I enforced that in several layers:

  • The finder goals and agent skills say not to search, browse, scrape, or apply through either platform.
  • The job tracker API rejects LinkedIn and Indeed job creation.
  • tinyproxy blocks LinkedIn domains before Camofox can browse them.
  • The old LinkedIn automation protocol was moved out of the active OpenClaw workspace.

This is the same design principle as the proxy work: prompts are not enough when the failure mode matters. If an agent should not cross a boundary, put the boundary in the surrounding system too.

8. The result

The end state is a small private agent platform rather than a single bot process. OpenClaw and Hermes run continuously on openclaw-2; their browsing goes through a shared Camofox server; browser traffic exits through a London WireGuard tunnel on a separate proxy VM; admin access and service-to-service traffic stay inside Tailscale; and the whole thing comes back after reboot through systemd.

The main technical choices were all about reducing hidden coupling:

  • Tailscale handles the private control plane, so the cloud firewall can block public admin ingress.
  • The VPN lives on a separate host, so a route mistake cannot take down the agent host.
  • WireGuard lives inside a network namespace, so a full-tunnel VPN cannot steal the proxy VM’s own management path.
  • Camofox gets a stable proxy, Europe/London geo signals, and a pinned en-GB locale, so browser identity stays consistent.
  • The tracker, Gmail watch, and job automation wrappers give agents explicit state boundaries instead of depending on chat history.

The setup is not pretending to be undetectable.

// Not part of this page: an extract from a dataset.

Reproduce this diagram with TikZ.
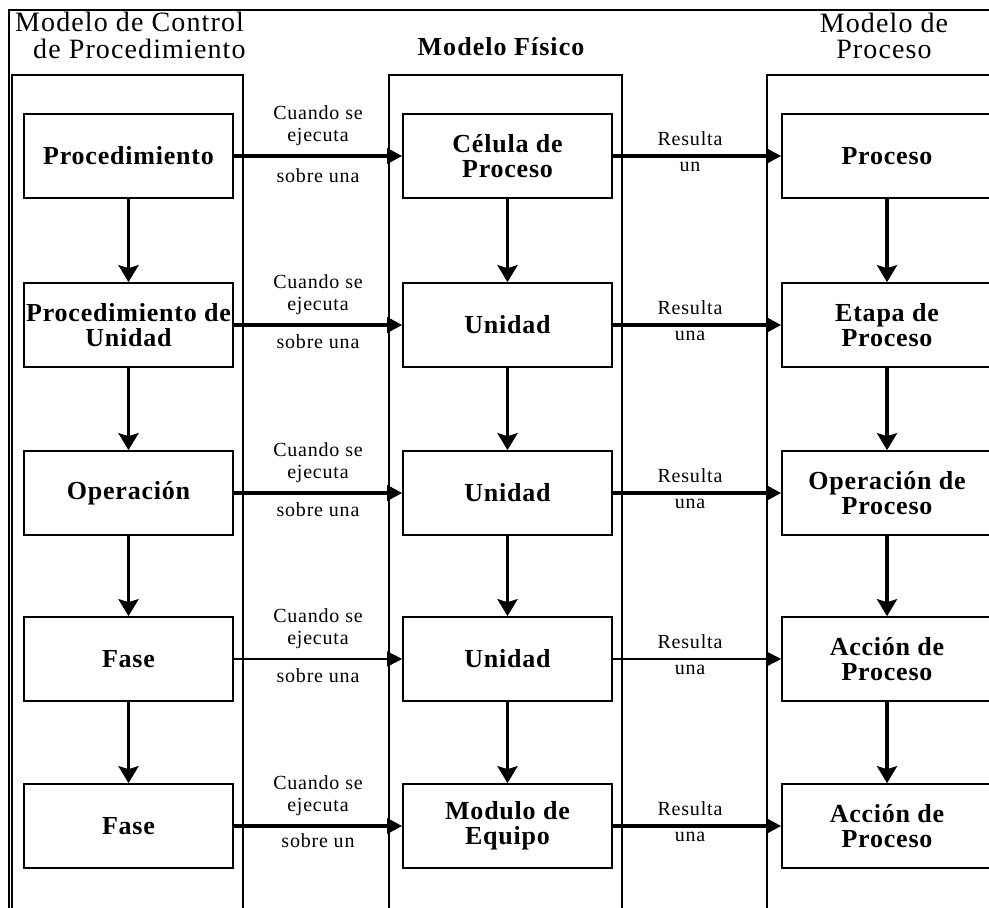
\documentclass[tikz,border=0pt]{standalone}
\usepackage{fontspec}
\setmainfont{Liberation Serif}
\newfontfamily\boxfont[LetterSpace=3]{Liberation Serif}
\newfontfamily\labfont[LetterSpace=4]{Liberation Serif}
\newfontfamily\titfont[LetterSpace=4]{Liberation Serif}
\usetikzlibrary{arrows.meta}
\tikzset{
  frame/.style={line width=1.6pt},
  lane/.style={line width=1.6pt},
  stage/.style={draw, line width=1.6pt, minimum width=209pt, minimum height=84pt,
    inner sep=0pt, align=center, font=\boxfont\bfseries\fontsize{26}{25}\selectfont},
  wide/.style={minimum width=210pt},
  lab/.style={inner sep=0pt, align=center, font=\labfont\fontsize{20}{22}\selectfont},
  title/.style={inner sep=0pt, font=\titfont\fontsize{28}{25}\selectfont},
  boldtitle/.style={inner sep=0pt, font=\titfont\bfseries\fontsize{26}{25}\selectfont},
  down/.style={line width=3.4pt, -{Stealth[length=17pt,width=20pt,inset=3pt]}},
  across/.style={line width=3.4pt, -{Triangle[length=15pt,width=15pt]}},
  thinacross/.style={line width=1.6pt, -{Triangle[length=15pt,width=15pt]}}
}
\begin{document}
\begin{tikzpicture}[x=1pt,y=-1pt]
\useasboundingbox (0,0) rectangle (989,908);

% outer frame and the three model lanes
\draw[frame] (995,10) -- (9,10) -- (9,912);
\draw[lane] (12,912) -- (12,75) -- (243,75) -- (243,912);
\draw[lane] (389,912) -- (389,75) -- (622,75) -- (622,912);
\draw[lane] (767,912) -- (767,75) -- (995,75);

% lane titles
\node[title, anchor=base west] (t1a) at (15,31) {Modelo de Control};
\node[title, anchor=base west] (t1b) at (33,58) {de Procedimiento};
\node[boldtitle, anchor=base] (t2) at (501,55) {Modelo Físico};
\node[title, anchor=base] (t3a) at (884,32) {Modelo de};
\node[title, anchor=base] (t3b) at (884,58) {Proceso};

% procedural control model
\node[stage] (p1) at (128.5,156) {Procedimiento};
\node[stage] (p2) at (128.5,325) {Procedimiento de\\Unidad};
\node[stage] (p3) at (128.5,493) {Operación};
\node[stage] (p4) at (128.5,659) {Fase};
\node[stage] (p5) at (128.5,826) {Fase};

% physical model
\node[stage] (m1) at (507.5,156) {Célula de\\Proceso};
\node[stage] (m2) at (507.5,325) {Unidad};
\node[stage] (m3) at (507.5,493) {Unidad};
\node[stage] (m4) at (507.5,659) {Unidad};
\node[stage] (m5) at (507.5,826) {Modulo de\\Equipo};

% process model
\node[stage, wide] (r1) at (887,156) {Proceso};
\node[stage, wide] (r2) at (887,325) {Etapa de\\Proceso};
\node[stage, wide] (r3) at (887,493) {Operación de\\Proceso};
\node[stage, wide] (r4) at (887,659) {Acción de\\Proceso};
\node[stage, wide] (r5) at (887,826) {Acción de\\Proceso};

% hierarchy arrows
\foreach \c in {p,m,r}{
  \draw[down] (\c1.south) -- (\c2.north);
  \draw[down] (\c2.south) -- (\c3.north);
  \draw[down] (\c3.south) -- (\c4.north);
  \draw[down] (\c4.south) -- (\c5.north);
}

% control -> physical
\draw[across] (p1.east) -- node[lab, yshift=30pt]{Cuando se\\ejecuta} node[lab, yshift=-20pt]{sobre una} (m1.west);
\draw[across] (p2.east) -- node[lab, yshift=30pt]{Cuando se\\ejecuta} node[lab, yshift=-17pt]{sobre una} (m2.west);
\draw[across] (p3.east) -- node[lab, yshift=30pt]{Cuando se\\ejecuta} node[lab, yshift=-17pt]{sobre una} (m3.west);
\draw[thinacross] (p4.east) -- node[lab, yshift=30pt]{Cuando se\\ejecuta} node[lab, yshift=-17pt]{sobre una} (m4.west);
\draw[across] (p5.east) -- node[lab, yshift=30pt]{Cuando se\\ejecuta} node[lab, yshift=-15pt]{sobre un} (m5.west);

% physical -> process
\draw[across] (m1.east) -- node[lab, xshift=-7pt, yshift=17pt]{Resulta} node[lab, xshift=-7pt, yshift=-11pt]{un} (r1.west);
\draw[across] (m2.east) -- node[lab, xshift=-7pt, yshift=17pt]{Resulta} node[lab, xshift=-7pt, yshift=-11pt]{una} (r2.west);
\draw[across] (m3.east) -- node[lab, xshift=-7pt, yshift=17pt]{Resulta} node[lab, xshift=-7pt, yshift=-11pt]{una} (r3.west);
\draw[thinacross] (m4.east) -- node[lab, xshift=-7pt, yshift=17pt]{Resulta} node[lab, xshift=-7pt, yshift=-11pt]{una} (r4.west);
\draw[across] (m5.east) -- node[lab, xshift=-7pt, yshift=17pt]{Resulta} node[lab, xshift=-7pt, yshift=-11pt]{una} (r5.west);
\end{tikzpicture}
\end{document}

A Surfshark exit is still a VPN exit, and the strictest websites can score that. The point is to remove the cheap inconsistencies that get browser automation blocked quickly: raw datacenter IP, mismatched locale, unstable language, public admin surfaces, and ad hoc long-running processes with no service owner. The work was mostly routing, isolation, systemd, and failure-mode design, which is exactly where reliable agent infrastructure seems to live.